:: INSTRUCTIONS FOR THE TASK ::
Extract only the lines running from the top of the entries to the line that holds "ctx.strokeRect(264.5, 17.5, 128, 77);". Include that line and omit the pictures.

-- Begin STORED RECORDS --

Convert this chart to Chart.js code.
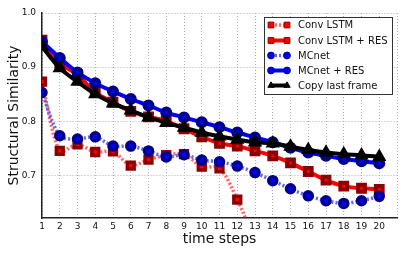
<!DOCTYPE html>
<html>
<head>
<meta charset="utf-8">
<script src="https://cdn.jsdelivr.net/npm/chart.js@4/dist/chart.umd.min.js"></script>
<style>
  html, body { margin: 0; padding: 0; background: #fff; }
  #wrap { width: 407px; height: 255px; }
</style>
</head>
<body>
<div id="wrap"><canvas id="myChart" width="407" height="255"></canvas></div>
<script>
// time steps 1..20
var steps = [1, 2, 3, 4, 5, 6, 7, 8, 9, 10, 11, 12, 13, 14, 15, 16, 17, 18, 19, 20];
var yTicks = [0.7, 0.8, 0.9, 1.0];

var convLstm    = [0.873, 0.745, 0.757, 0.743, 0.744, 0.718, 0.729, 0.737, 0.739, 0.716, 0.713, 0.655, 0.578, null, null, null, null, null, null, null];
var convLstmRes = [0.950, 0.907, 0.886, 0.853, 0.835, 0.818, 0.808, 0.800, 0.786, 0.771, 0.759, 0.754, 0.745, 0.736, 0.723, 0.707, 0.691, 0.680, 0.676, 0.674];
var mcnet       = [0.853, 0.773, 0.767, 0.771, 0.754, 0.754, 0.745, 0.734, 0.738, 0.728, 0.725, 0.717, 0.705, 0.690, 0.675, 0.662, 0.653, 0.648, 0.653, 0.661];
var mcnetRes    = [0.947, 0.917, 0.890, 0.870, 0.855, 0.841, 0.829, 0.816, 0.807, 0.798, 0.789, 0.779, 0.770, 0.761, 0.751, 0.742, 0.736, 0.730, 0.726, 0.722];
var copyLast    = [0.938, 0.898, 0.873, 0.850, 0.833, 0.820, 0.807, 0.797, 0.788, 0.779, 0.772, 0.766, 0.761, 0.759, 0.753, 0.747, 0.742, 0.739, 0.737, 0.734];

function pts(vals) {
  return steps.map(function (s, i) { return {x: s, y: vals[i]}; });
}

var FONT = "'DejaVu Sans', sans-serif";

// legend drawn by hand (boxed, inside the plot, top right)
var boxLegend = {
  id: 'boxLegend',
  afterDraw: function (chart) {
    var ctx = chart.ctx;
    ctx.save();
    ctx.fillStyle = '#fff';
    ctx.fillRect(264, 17, 129, 78);
    ctx.strokeStyle = '#333';
    ctx.lineWidth = 1;
    ctx.strokeRect(264.5, 17.5, 128, 77);

    var rows = [25, 40.5, 55.5, 70.5, 85.5];
    var x0 = 271, x1 = 287;
    chart.data.datasets.forEach(function (ds) {
      var y = rows[ds.legendRow];
      ctx.save();
      ctx.strokeStyle = ds.borderColor;
      ctx.lineWidth = ds.borderWidth;
      ctx.setLineDash(ds.borderDash || []);
      ctx.beginPath();
      ctx.moveTo(x0, y); ctx.lineTo(x1, y);
      ctx.stroke();
      ctx.setLineDash([]);
      ctx.fillStyle = ds.pointBackgroundColor;
      ctx.strokeStyle = ds.pointBorderColor;
      ctx.lineWidth = 1;
      [x0, x1].forEach(function (px) {
        Chart.helpers.drawPoint(ctx, {
          pointStyle: ds.pointStyle, radius: ds.pointRadius * 0.85, borderWidth: 1, rotation: 0
        }, px, y);
      });
      ctx.restore();
      ctx.fillStyle = '#111';
      ctx.font = '10px ' + FONT;
      ctx.textBaseline = 'middle';
      ctx.fillText(ds.label, 298, y + 0.5);
    });
    ctx.restore();
  }
};

var ctx = document.getElementById('myChart');

var myChart = new Chart(ctx, {
  type: 'line',
  data: {
    datasets: [
      {
        label: 'Copy last frame', legendRow: 4, order: 0,
        data: pts(copyLast),
        borderColor: '#000', borderWidth: 4,
        pointStyle: 'triangle', pointRadius: 4.3,
        pointBackgroundColor: '#000', pointBorderColor: '#000'
      },
      {
        label: 'MCnet + RES', legendRow: 3, order: 1,
        data: pts(mcnetRes),
        borderColor: '#0000ff', borderWidth: 4,
        pointStyle: 'circle', pointRadius: 4,
        pointBackgroundColor: '#0000ff', pointBorderColor: '#00008b'
      },
      {
        label: 'MCnet', legendRow: 2, order: 2,
        data: pts(mcnet),
        borderColor: 'rgba(0,0,255,0.6)', borderWidth: 3.5, borderDash: [2, 2],
        pointStyle: 'circle', pointRadius: 4,
        pointBackgroundColor: '#0000ff', pointBorderColor: '#00008b'
      },
      {
        label: 'Conv LSTM + RES', legendRow: 1, order: 3,
        data: pts(convLstmRes),
        borderColor: '#ff0000', borderWidth: 4,
        pointStyle: 'rect', pointRadius: 4.8,
        pointBackgroundColor: '#ff0000', pointBorderColor: '#8b0000'
      },
      {
        label: 'Conv LSTM', legendRow: 0, order: 4,
        data: pts(convLstm),
        borderColor: 'rgba(255,0,0,0.6)', borderWidth: 3.5, borderDash: [2, 2],
        pointStyle: 'rect', pointRadius: 4.8,
        pointBackgroundColor: '#ff0000', pointBorderColor: '#8b0000'
      }
    ]
  },
  options: {
    responsive: false,
    animation: false,
    layout: { padding: { left: 0, right: 10, top: 13, bottom: 0 } },
    elements: { line: { tension: 0.3 }, point: { borderWidth: 1, hoverRadius: 5 } },
    plugins: { legend: { display: false }, tooltip: { enabled: false } },
    scales: {
      x: {
        type: 'linear', min: 1, max: 21,
        grid: { color: '#b0b0b0', lineWidth: 1, drawTicks: false },
        border: { color: '#222', width: 1.5, dash: [1, 2] },
        ticks: {
          stepSize: 1, autoSkip: false, maxRotation: 0, padding: 3,
          color: '#111', font: { family: FONT, size: 9 },
          callback: function (v) { return v === 21 ? '' : v; }
        },
        title: { display: true, text: 'time steps', color: '#111',
                 font: { family: FONT, size: 14 }, padding: { top: 0, bottom: 7 } },
        afterFit: function (scale) { scale.height = 37; }
      },
      y: {
        min: 0.621, max: 1.0,
        grid: { color: '#b0b0b0', lineWidth: 1, drawTicks: false },
        border: { color: '#222', width: 1.5, dash: [1, 2] },
        afterBuildTicks: function (scale) {
          scale.ticks = yTicks.map(function (v) { return {value: v}; });
        },
        ticks: {
          padding: 6, color: '#111', font: { family: FONT, size: 9 },
          callback: function (v) { return v.toFixed(1); }
        },
        title: { display: true, text: 'Structural Similarity', color: '#111',
                 font: { family: FONT, size: 14 }, padding: { top: 6, bottom: 0 } },
        afterFit: function (scale) { scale.width = 42; }
      }
    }
  },
  plugins: [boxLegend]
});
</script>
</body>
</html>
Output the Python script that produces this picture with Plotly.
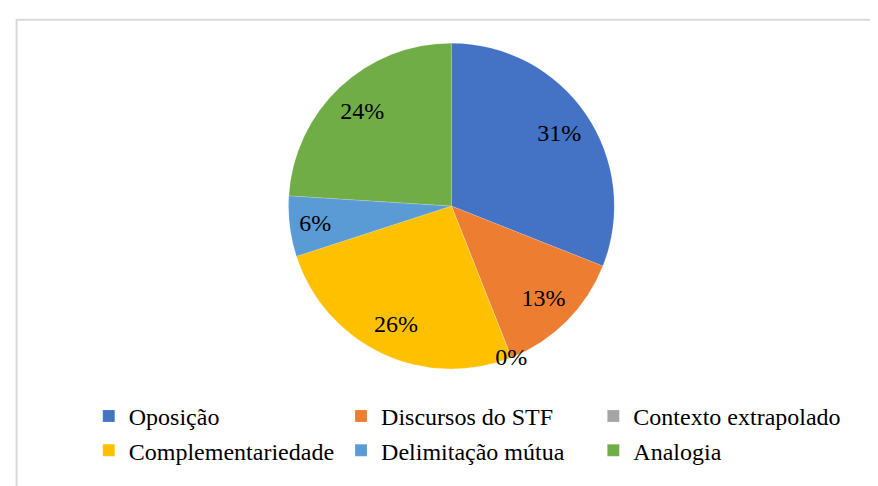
import plotly.graph_objects as go

# categories and shares (%)
categorias = ['Oposição', 'Discursos do STF', 'Contexto extrapolado',
              'Complementariedade', 'Delimitação mútua', 'Analogia']
valores = [31, 13, 0, 26, 6, 24]
cores = ['#4472C4', '#ED7D31', '#A5A5A5', '#FFC000', '#5B9BD5', '#70AD47']

fonte = 'Liberation Serif'

# a zero slice has no angle in plotly, so give it a hair-thin wedge to carry its label
valores_desenho = [v if v > 0 else 0.01 for v in valores]
dominio = dict(x = [0.3195, 0.6905], y = [0.257, 0.928])

fig = go.Figure()

# coloured slices
fig.add_trace(
    go.Pie(
        labels = categorias,
        values = valores_desenho,
        sort = False,
        direction = 'clockwise',
        rotation = 0,
        marker = dict(colors = cores, line = dict(color = 'rgba(255,255,255,0.3)', width = 0.5)),
        textinfo = 'none',
        domain = dominio,
        customdata = valores,
        hovertemplate = '%{label}: %{customdata}%<extra></extra>',
    )
)

# percentage labels, kept in the outer ring like the original
fig.add_trace(
    go.Pie(
        labels = categorias,
        values = valores_desenho,
        sort = False,
        direction = 'clockwise',
        rotation = 0,
        hole = 0.6,
        marker = dict(colors = ['rgba(0,0,0,0)'] * len(categorias), line = dict(width = 0)),
        customdata = valores,
        texttemplate = '%{customdata}%',
        textposition = 'inside',
        insidetextorientation = 'horizontal',
        textfont = dict(family = fonte, size = 24, color = 'black'),
        domain = dominio,
        showlegend = False,
        hoverinfo = 'skip',
    )
)

# light grey frame, as in the original chart
fig.add_shape(
    type = 'rect', xref = 'paper', yref = 'paper',
    x0 = 0.0098, x1 = 1.05, y0 = -0.05, y1 = 0.976,
    line = dict(color = '#d9d9d9', width = 2),
)

fig.update_layout(
    width = 878,
    height = 486,
    margin = dict(l = 0, r = 0, t = 0, b = 0, autoexpand = False),
    paper_bgcolor = 'white',
    plot_bgcolor = 'white',
    uniformtext = dict(minsize = 24, mode = 'show'),
    legend = dict(
        orientation = 'h',
        x = 0.092, xanchor = 'left',
        y = 0.206, yanchor = 'top',
        font = dict(family = fonte, size = 24, color = 'black'),
        traceorder = 'normal',
    ),
)

fig.write_html('out.html')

-- End STORED RECORDS --

:: EXERCISE ANSWER ::
Convert this chart to Chart.js code.
<!DOCTYPE html>
<html>
<head>
<meta charset="utf-8">
<script src="https://cdn.jsdelivr.net/npm/chart.js@4/dist/chart.umd.min.js"></script>
<style>
  html, body { margin: 0; padding: 0; background: #fff; }
  #wrap { width: 407px; height: 255px; }
</style>
</head>
<body>
<div id="wrap"><canvas id="myChart" width="407" height="255"></canvas></div>
<script>
// time steps 1..20
var steps = [1, 2, 3, 4, 5, 6, 7, 8, 9, 10, 11, 12, 13, 14, 15, 16, 17, 18, 19, 20];
var yTicks = [0.7, 0.8, 0.9, 1.0];

var convLstm    = [0.873, 0.745, 0.757, 0.743, 0.744, 0.718, 0.729, 0.737, 0.739, 0.716, 0.713, 0.655, 0.578, null, null, null, null, null, null, null];
var convLstmRes = [0.950, 0.907, 0.886, 0.853, 0.835, 0.818, 0.808, 0.800, 0.786, 0.771, 0.759, 0.754, 0.745, 0.736, 0.723, 0.707, 0.691, 0.680, 0.676, 0.674];
var mcnet       = [0.853, 0.773, 0.767, 0.771, 0.754, 0.754, 0.745, 0.734, 0.738, 0.728, 0.725, 0.717, 0.705, 0.690, 0.675, 0.662, 0.653, 0.648, 0.653, 0.661];
var mcnetRes    = [0.947, 0.917, 0.890, 0.870, 0.855, 0.841, 0.829, 0.816, 0.807, 0.798, 0.789, 0.779, 0.770, 0.761, 0.751, 0.742, 0.736, 0.730, 0.726, 0.722];
var copyLast    = [0.938, 0.898, 0.873, 0.850, 0.833, 0.820, 0.807, 0.797, 0.788, 0.779, 0.772, 0.766, 0.761, 0.759, 0.753, 0.747, 0.742, 0.739, 0.737, 0.734];

function pts(vals) {
  return steps.map(function (s, i) { return {x: s, y: vals[i]}; });
}

var FONT = "'DejaVu Sans', sans-serif";

// legend drawn by hand (boxed, inside the plot, top right)
var boxLegend = {
  id: 'boxLegend',
  afterDraw: function (chart) {
    var ctx = chart.ctx;
    ctx.save();
    ctx.fillStyle = '#fff';
    ctx.fillRect(264, 17, 129, 78);
    ctx.strokeStyle = '#333';
    ctx.lineWidth = 1;
    ctx.strokeRect(264.5, 17.5, 128, 77);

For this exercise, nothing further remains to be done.